When it helps: long-form content, complex implementations, any task where quality degrades when you ask for too much at once.
When it doesn't: simple tasks where the overhead of multiple steps isn't justified.
Negative Examples - Show What's Wrong
Sometimes the fastest way to get what you want is to show what you don't want.
Write a commit message for this diff.
Bad examples (don't do this):
- "fixed stuff"
- "Updated files"
- "WIP"
Good examples:
- "fix race condition in queue worker shutdown"
- "add retry logic for failed webhook deliveries"
Negative examples work because they define the boundary between acceptable and unacceptable. The model calibrates its output to avoid the patterns in the bad examples while matching the patterns in the good ones. This is especially useful when the failure mode is specific and predictable.

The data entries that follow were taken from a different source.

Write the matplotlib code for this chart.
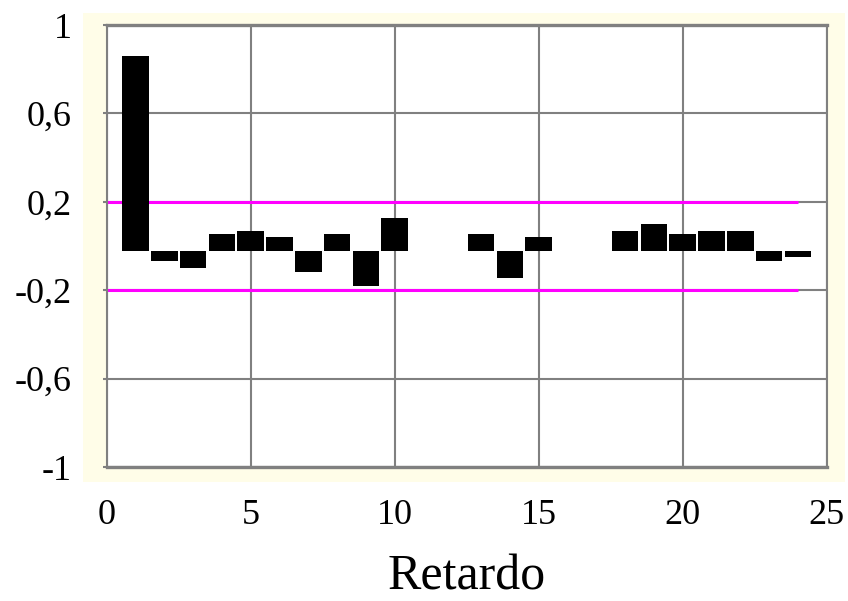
import numpy as np
import matplotlib.pyplot as plt
from matplotlib.patches import Rectangle

# autocorrelation values by lag
lags = np.arange(1, 25)
acf = [0.858, -0.070, -0.101, 0.055, 0.070, 0.039, -0.116, 0.055, -0.181, 0.128,
       -0.02, -0.02, 0.055, -0.143, 0.039, -0.02, -0.02, 0.070, 0.100, 0.055,
       0.070, 0.070, -0.070, -0.050]
band = 0.2
band_end = 24
xticks = [0, 5, 10, 15, 20, 25]
yticks = [-1, -0.6, -0.2, 0.2, 0.6, 1]
ytick_labels = ["-1", "-0,6", "-0,2", "0,2", "0,6", "1"]

plt.rcParams["font.family"] = ["Liberation Serif", "DejaVu Serif"]

W, H = 848, 601
fig = plt.figure(figsize=(W / 100, H / 100), dpi=100)

# faint yellow frame round the plot area
fig.patches.append(Rectangle((83 / W, 1 - 482 / H), (845 - 83) / W, (482 - 13) / H,
                             transform=fig.transFigure, facecolor="#fffde8",
                             edgecolor="none", zorder=0))

ax = fig.add_axes([106.7 / W, 1 - 467 / H, (826.7 - 106.7) / W, (467 - 25) / H])
ax.set_facecolor("white")
ax.set_zorder(1)

# bars start a little below zero, as in the source; values inside the
# gap round zero show no bar at all
base = -0.022
vals = np.array(acf)
shown = np.abs(vals - base) > 0.005
ax.bar(lags[shown], vals[shown] - base, bottom=base, width=0.93, color="black",
       linewidth=0, zorder=3)

ax.hlines([band, -band], 0, band_end, colors="#ff00ff", linewidth=2.2, zorder=2)

ax.set_xlim(0, 25)
ax.set_ylim(-1, 1)
ax.set_xticks(xticks)
ax.set_yticks(yticks)
ax.set_yticklabels(ytick_labels)
ax.grid(True, color="#808080", linewidth=1.5, zorder=1)
ax.set_axisbelow(True)
for side in ["left", "right"]:
    ax.spines[side].set_color("#808080")
    ax.spines[side].set_linewidth(1.5)
for side in ["top", "bottom"]:
    ax.spines[side].set_color("#808080")
    ax.spines[side].set_linewidth(2.4)

ax.tick_params(axis="x", length=0, pad=23, labelsize=26)
ax.tick_params(axis="y", length=3, width=1.5, color="#808080", pad=22, labelsize=26)

fig.text(0.5 * (106.7 + 826.7) / W, 1 - 590 / H, "Retardo", ha="center",
         va="baseline", fontsize=36)

fig.savefig("out.png", dpi=100)
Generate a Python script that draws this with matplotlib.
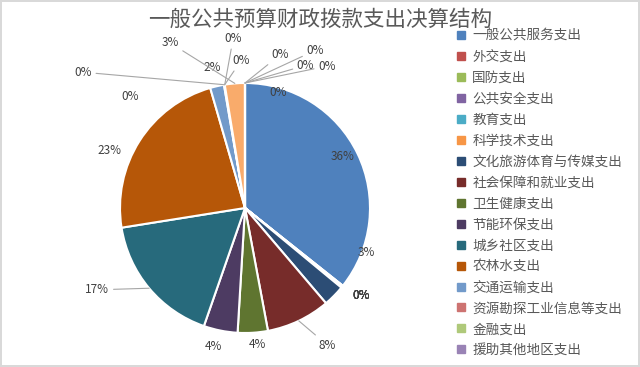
import matplotlib
matplotlib.use("Agg")
import matplotlib.pyplot as plt
from matplotlib.lines import Line2D
import numpy as np

plt.rcParams["font.family"] = ["Noto Sans CJK SC", "DejaVu Sans"]

title = "一般公共预算财政拨款支出决算结构"

categories = [
    "一般公共服务支出", "外交支出", "国防支出", "公共安全支出", "教育支出",
    "科学技术支出", "文化旅游体育与传媒支出", "社会保障和就业支出", "卫生健康支出",
    "节能环保支出", "城乡社区支出", "农林水支出", "交通运输支出",
    "资源勘探工业信息等支出", "金融支出", "援助其他地区支出",
    "自然资源海洋气象等支出", "住房保障支出", "粮油物资储备支出",
    "灾害防治及应急管理支出", "其他支出", "债务付息支出", "债务发行费用支出",
]
# share of total (%)
values = [35.8, 0.0, 0.1, 0.1, 0.0, 0.1, 2.8, 8.3, 3.9, 4.4, 17.2, 23.1, 1.8,
          0.1, 0.0, 0.0, 0.0, 2.6, 0.0, 0.0, 0.0, 0.0, 0.0]
n_legend = 16  # legend in the original is cut after 16 entries

colors = ["#4F81BD", "#C0504D", "#9BBB59", "#8064A2", "#4BACC6", "#F79646",
          "#2C4D75", "#772C2A", "#5F7530", "#4D3B62", "#276A7C", "#B65708",
          "#729ACA", "#CD7371", "#AFC97A", "#9983B5", "#6FBDD1", "#F9AB6B",
          "#3A5F8B", "#8E3B39", "#738C44", "#5C4776", "#358093"]

# label layout: (radius in pie radii, angle clockwise from 12 o'clock)
label_layout = [
    (0.88, 62), (1.16, 127), (1.16, 127), (1.16, 127), (1.16, 127),
    (1.16, 127), (1.03, 110), (1.28, 149), (1.10, 175), (1.14, 193),
    (1.35, 241), (1.18, 293), (1.15, 347), (1.69, 310), (1.28, 314),
    (1.36, 356), (1.18, 358.5), (1.45, 335.6), (1.26, 13), (1.38, 24),
    (1.24, 23), (1.31, 30), (0.96, 16),
]
leader = [False, False, False, False, False, False, False, True, False, False,
          True, False, False, True, False, True, True, True, True, True,
          True, True, False]

W, H = 640, 367
fig = plt.figure(figsize=(W / 100, H / 100), dpi=100)
fig.patch.set_edgecolor("#D9D9D9")
fig.patch.set_linewidth(1.5)

cx, cy, R = 245, 208, 125
ax = fig.add_axes([(cx - R) / W, (H - cy - R) / H, 2 * R / W, 2 * R / H])

wedges, _ = ax.pie(values, colors=colors, startangle=90, counterclock=False,
                   radius=1.0, wedgeprops=dict(edgecolor="white", linewidth=1.5))
ax.set_xlim(-1, 1)
ax.set_ylim(-1, 1)
ax.set_axis_off()

total = sum(values)
for w, v, (r, ang), lead in zip(wedges, values, label_layout, leader):
    txt = f"{v / total * 100:.0f}%"
    a = np.deg2rad(ang)
    tx, ty = r * np.sin(a), r * np.cos(a)
    if lead:
        mid = np.deg2rad((w.theta1 + w.theta2) / 2)
        ax.annotate(txt, xy=(np.cos(mid), np.sin(mid)), xytext=(tx, ty),
                    ha="center", va="center", fontsize=8.5, color="#404040",
                    annotation_clip=False,
                    arrowprops=dict(arrowstyle="-", color="#A6A6A6", lw=0.8,
                                    shrinkA=1, shrinkB=0))
    else:
        ax.text(tx, ty, txt, ha="center", va="center", fontsize=8.5,
                color="#404040", clip_on=False)

fig.text(0.5, 1 - 20 / H, title, ha="center", va="center", fontsize=15.5,
         color="#595959")

handles = [Line2D([], [], marker="s", linestyle="", markersize=6,
                  markerfacecolor=c, markeredgecolor=c) for c in colors[:n_legend]]
fig.legend(handles, categories[:n_legend], loc="upper left",
           bbox_to_anchor=(456 / W, 1 - 29 / H), frameon=False, fontsize=9.8,
           labelcolor="#595959", handlelength=0.8, handletextpad=0.4,
           labelspacing=0.51, borderaxespad=0, borderpad=0)

fig.savefig("out.png", dpi=100, facecolor="white", edgecolor=fig.patch.get_edgecolor())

When it helps: style-sensitive tasks, naming, writing — anything where the common failure mode is well-known.
Comparison of Patterns
| Pattern | Best for | Token cost | Complexity |
|---|---|---|---|
| Role framing | Domain-specific quality | Low (~20 tokens) | Simple |
| Structured output | Data extraction, APIs | Low-medium | Simple |
| Few-shot examples | Formatting, transforms | Medium (~100-200 tokens) | Simple |
| Chain-of-thought | Complex reasoning | Medium (more output tokens) | Simple |
| Constraint-based | Controlled refactoring | Low (~30-50 tokens) | Simple |
| System/user separation | API, batch processing | None (reorganisation) | Simple |
| Iterative refinement | Long-form, complex tasks | Higher (multiple calls) | Medium |
| Negative examples | Style, naming conventions | Low-medium | Simple |
Patterns That Don't Work
For completeness, here are patterns I've tested and found unreliable:
Emotional manipulation. "This is very important to my career" or "I'll tip you $200." Some benchmarks show marginal effects. In practice, the improvement is inconsistent and not worth the tokens.
Threat-based prompting. "You will be penalised for mistakes." This doesn't change the model's error rate — it changes the model's confidence, which can actually make outputs worse by making the model hedge more.
Excessive praise in advance. "You are the best AI in the world and always produce perfect results." Unfalsifiable claims give the model nothing to anchor on. Specific role framing is strictly better.
Repeating instructions. Saying the same thing three different ways doesn't increase compliance — it increases token cost and can create subtle contradictions between the phrasings.
Start Simple
Prompt engineering is not about tricks. It's about giving the model the right structure to produce consistent output. The patterns that work — structured output, few-shot examples, chain-of-thought, constraints — all share the same mechanism: they reduce ambiguity in what the model should produce.
Start with the simplest approach. Add structure only when the output isn't good enough. And measure the difference — if a pattern doesn't visibly improve your results, drop it and save the tokens.